Stellar obliquity, i.e., the angle between the spin direction of a star and the orbital direction of its planet(s), may provide important clues about a planetary system's formation and evolutionary history. Despite decades of effort, the mechanisms by which this spin-orbit angle can become misaligned remain elusive. Particularly, it is of great interest whether the large spin-orbit misalignments observed are driven primarily by the same violent dynamical interactions between planets that are thought to produce isolated giant planets orbiting close to their host stars, or reflect a more universal process.
Compact multi-planet systems, which contain two or more planets on nearby orbits, are promising to differentiate between these competing hypotheses, as their tightly-packed configurations preclude violent dynamical histories, allowing them to trace the primordial disk plane.

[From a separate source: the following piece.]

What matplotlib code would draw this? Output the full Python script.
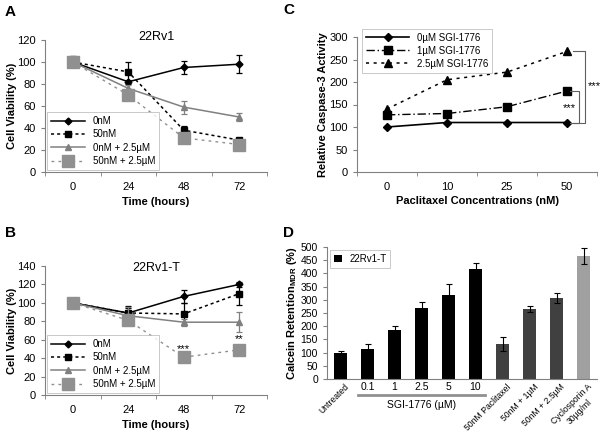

In this context, Brandon used the high-resolution NEID spectrograph on the WIYN 3.5m telescope to measure the stellar obliquity of two sub-Saturns in multiple-transiting systems discovered by NASA's TESS mission, TOI-5126 b and TOI-5398 b. Both are spin-orbit aligned, joining a fast-growing group of just three other compact sub-Saturn systems, all of which exhibit spin-orbit alignment. In aggregate with previously obtained data, Brandon's results strongly suggest that sub-Saturn systems form primordially aligned and become misaligned after the disk dissipates due to violent dynamics, as appears to be the case increasingly for other exoplanet populations.